I recently read both The War That Saved My Life and the sequel The War I Finally Won by Kimberly Brubaker Bradley. Both books are about a girl named Ada who has a club foot, lives in a difficult family situation, and has her life changed for the better when she and her brother are evacuated from their London home during World War II. The War That Saved My Life is a Newbery Honor book which is read by middle grade students in many schools. If you have an older adoptee who will be reading it, you should be aware that it could trigger strong feelings in them but it could also be a wonderful platform for discussion.
While these books aren’t about adoption in a way that relates directly to the international adoption experience, I was really struck by how accurately Bradley portrayed trauma through Ada’s choices and reactions. When you are being educated about trauma as an adoptive parent, it’s all very abstract. It’s hard to visualize what this might look like in your life.

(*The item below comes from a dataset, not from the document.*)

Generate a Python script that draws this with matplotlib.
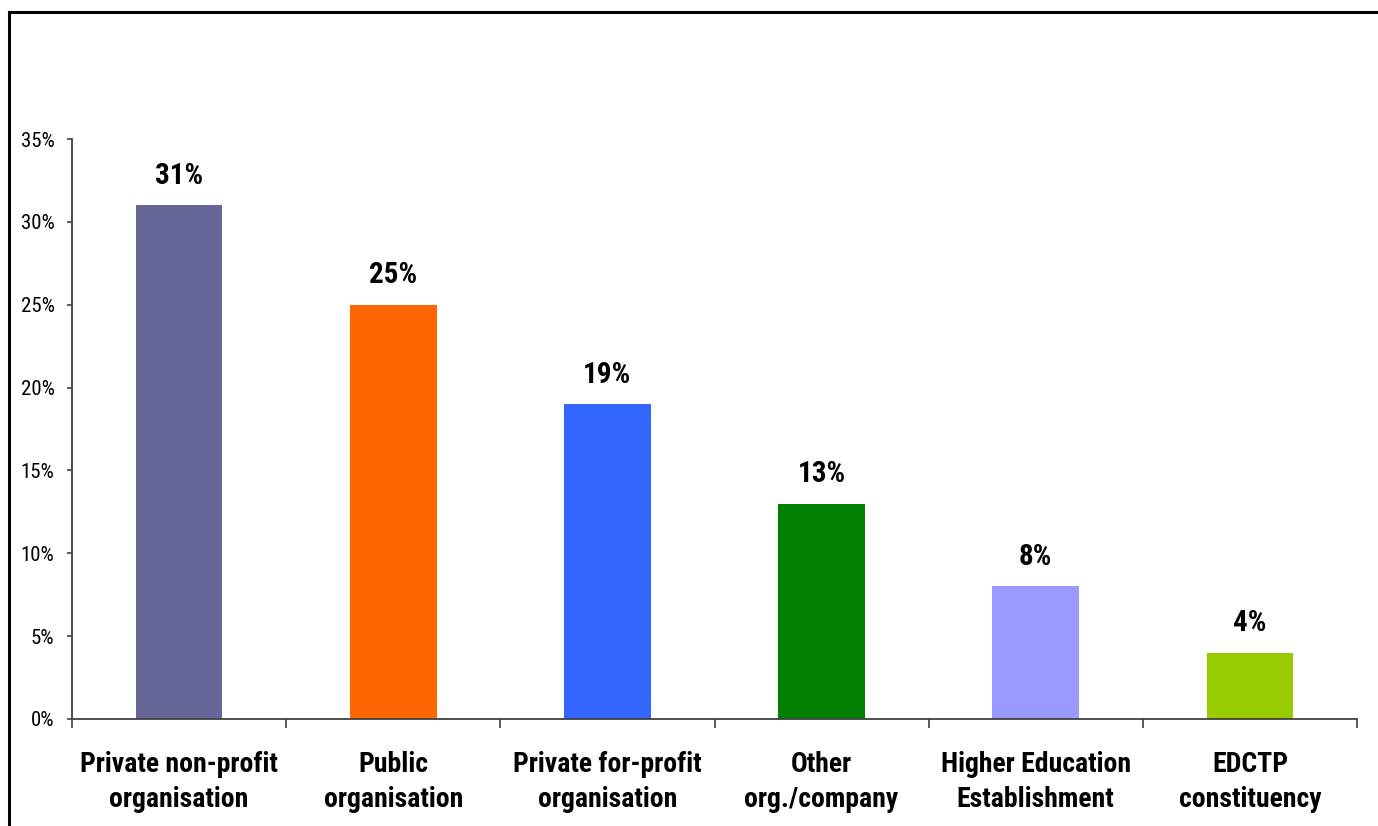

While Susan, who becomes the caretaker for Ada and her brother, responds in an intuitively connected way that is rather unlikely for the time period, I think that she serves as a wonderful model.
As you read through the books you will find Ada:
- Reacting instinctively out of fear
- Displaying food anxiety
- Disassociating as a coping mechanism
- Struggling to assimilate into normal life after a deprived upbringing
- Persisting in her role as primary caregiver to her younger brother
- Pushing away Susan so she won’t be disappointed by her loss later
- Experiencing nightmares
- Being calmed by being wrapped tightly in a blanket
- Sabotaging birthdays and holidays
- Benefiting from hippotherapy (riding and caring for horses)
- Being conflicted about her feelings toward her mother
If you want to learn more about connected parenting for children who have trauma, I recommend the reading lists compiled by Elizabeth at Ordinary Time and Becky at Full Plate Mom. But after you’ve read the manuals, consider picking up these two as supplemental reading.